Spatula with flow-in brass ornamentation:

The conference never seems long enough to see everything.  In addition to the tailgate sales and the wonderfully organized blacksmithing demonstrations, the conference is a place of great comraderie among smiths.  I renewed old friendships and met a lot of people.

My thanks to the Southern Ohio Forge and Anvil and the dozens of volunteers that make the Quad State Roundup such a wonderful yearly event.

Tuesday, November 2, 2010

2010 Tractor Festival at The Farmers' Museum

Columbus Day Weekend of 2010 saw a new event at The Farmers’ Museum. For almost 70 years our Museum has been preserving and demonstrating aspects of farm life in the 19th century. But now the 20th century is also part of our nation’s history. The new Tractor Festival showcases the tools, methods, and equipment used in the last century on American farms.
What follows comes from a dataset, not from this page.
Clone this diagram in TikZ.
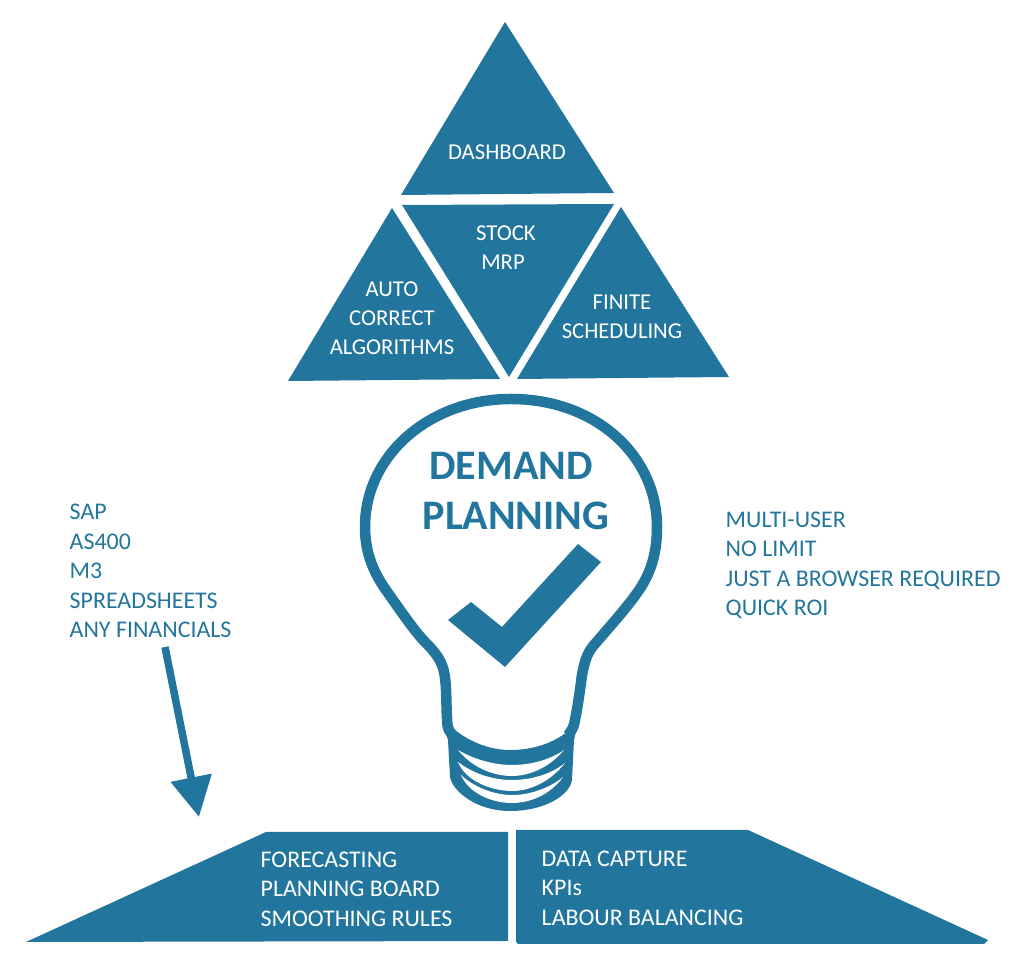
\documentclass[tikz,border=0pt]{standalone}
\usepackage{fontspec}
\setmainfont{Carlito}
\usetikzlibrary{arrows.meta}
\definecolor{planblue}{HTML}{22759C}
\tikzset{
  panel/.style={fill=planblue},
  slit/.style={fill=white},
  paneltext/.style={text=white, inner sep=0pt, align=center, font=\fontsize{6.45pt}{8.25pt}\selectfont},
  listtext/.style={inner sep=0pt, align=left, anchor=west, font=\fontsize{6.8pt}{8.39pt}\selectfont},
  titletext/.style={text=planblue, inner sep=0pt, font=\fontsize{11.95pt}{14pt}\selectfont\bfseries}
}
\begin{document}
\begin{tikzpicture}[x=0.01cm, y=-0.01cm]
\useasboundingbox (0,0) rectangle (1024,968);
% top triangles
\fill[panel] (505,22) -- (401,195) -- (614,193) -- cycle;
\fill[panel] (402,205) -- (614,204) -- (509,377) -- cycle;
\fill[panel] (392,208) -- (288,381) -- (500,379) -- cycle;
\fill[panel] (621,207) -- (517,379) -- (729,377) -- cycle;
\node[paneltext] (dashboard) at (507,152) {DASHBOARD};
\node[paneltext] (stock) at (506,233) {STOCK};
\node[paneltext] (mrp) at (503,262) {MRP};
\node[paneltext] (auto) at (392,318) {AUTO\\CORRECT\\ALGORITHMS};
\node[paneltext] (finite) at (622,317) {FINITE\\SCHEDULING};
% bulb
\draw[planblue, line width=0.105cm, line join=round]
  (456,738) .. controls (449,733) and (447,728) .. (447,718)
  .. controls (446,705) and (447,680) .. (443,668)
  .. controls (440,658) and (433,650) .. (426,643)
  .. controls (415,632) and (400,610) .. (388,593)
  .. controls (375,575) and (365,555) .. (365,527)
  .. controls (365,455) and (430,399) .. (511,399)
  .. controls (595,399) and (657,455) .. (657,527)
  .. controls (657,555) and (650,575) .. (637,593)
  .. controls (625,610) and (605,632) .. (594,645)
  .. controls (586,654) and (584,665) .. (582,675)
  .. controls (580,690) and (578,705) .. (575,720)
  .. controls (574,727) and (572,730) .. (568,735);
\fill[panel] (443,722) -- (448,740) -- (450,777)
  .. controls (452,790) and (475,811) .. (510,811)
  .. controls (545,811) and (570,795) .. (572,780)
  -- (574,740) -- (578,722) -- (567,732)
  .. controls (550,745) and (530,750) .. (510,750)
  .. controls (490,750) and (470,742) .. (455,730) -- cycle;
\fill[slit] (458,750) .. controls (475,760) and (495,765) .. (512,765)
  .. controls (530,765) and (550,760) .. (564,750)
  .. controls (550,767) and (530,776) .. (512,776)
  .. controls (490,776) and (470,765) .. (458,750) -- cycle;
\fill[slit] (458,762) .. controls (475,775) and (495,780) .. (512,780)
  .. controls (530,780) and (550,775) .. (565,763)
  .. controls (550,782) and (530,791) .. (512,791)
  .. controls (490,791) and (465,780) .. (458,762) -- cycle;
\fill[slit] (461,775) .. controls (475,788) and (495,795) .. (512,795)
  .. controls (530,795) and (550,788) .. (563,777)
  .. controls (550,795) and (530,803) .. (512,803)
  .. controls (490,803) and (468,792) .. (461,775) -- cycle;
\node[titletext] (demand) at (511,466) {DEMAND};
\node[titletext] (planning) at (516,516) {PLANNING};
\fill[panel] (448,620) -- (471,602) -- (502,627) -- (578,544) -- (601,562) -- (505,667) -- cycle;
% side lists
\node[listtext, text=planblue] (sources) at (69,571) {SAP\\AS400\\M3\\SPREADSHEETS\\ANY FINANCIALS};
\node[listtext, text=planblue] (features) at (725,565.5) {MULTI-USER\\NO LIMIT\\JUST A BROWSER REQUIRED\\QUICK ROI};
\coordinate (arrowfrom) at (165,647);
\coordinate (arrowto) at (199,817);
\draw[-{Triangle[length=0.4cm, width=0.4cm]}, planblue, line width=0.075cm] (arrowfrom) -- (arrowto);
% bottom panels
\fill[panel] (26,942) -- (266,832) -- (508,832) -- (508,941) -- cycle;
\fill[panel] (516,830) -- (748,830) -- (988,940) -- (984,944) -- (518,944) -- (516,942) -- cycle;
\node[listtext, text=white] (planboard) at (260,889) {FORECASTING\\PLANNING BOARD\\SMOOTHING RULES};
\node[listtext, text=white] (capture) at (541,888) {DATA CAPTURE\\KPIs\\LABOUR BALANCING};
\end{tikzpicture}
\end{document}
The day dawned frosty and cold.  Columbus Day happened to fall on 10/10/2010!

Our Farmers outdid themselves. Oxen Jigs and Buckwheat hauled tons of oats from the barn to the thresher.  The day could not have been more beautiful.

The Rumsey Williams wooden threshing machine was made in nearby St. Johnsville. For several hours each day the Farm staff and volunteers threshed oats from the straw. The oats were bagged for animal feed and the straw returned to the barn.

Dozens of volunteers brought their restored classics and working modern tractors and farm machines. There were too many to show them all here, but they ranged from machines made in the 1930s to the present.

A John Deere was present with a restored two-row corn picker! This machine attached all around the tractor and allowed it to pick field corn from stalks standing in the field! These were complex machines, and now are replaced by combines and corn choppers. It was great to see an example of this tool survive.

The largest tractor was a the local Cooperstown Holstein Corporation's John Deere with grain wagon. It was almost as big as our Farmhouse!

Tractor Festival will be an annual event. Be sure to join us on Columbus Day Weekend 2011 (October 8 and 9) for an even more exciting event.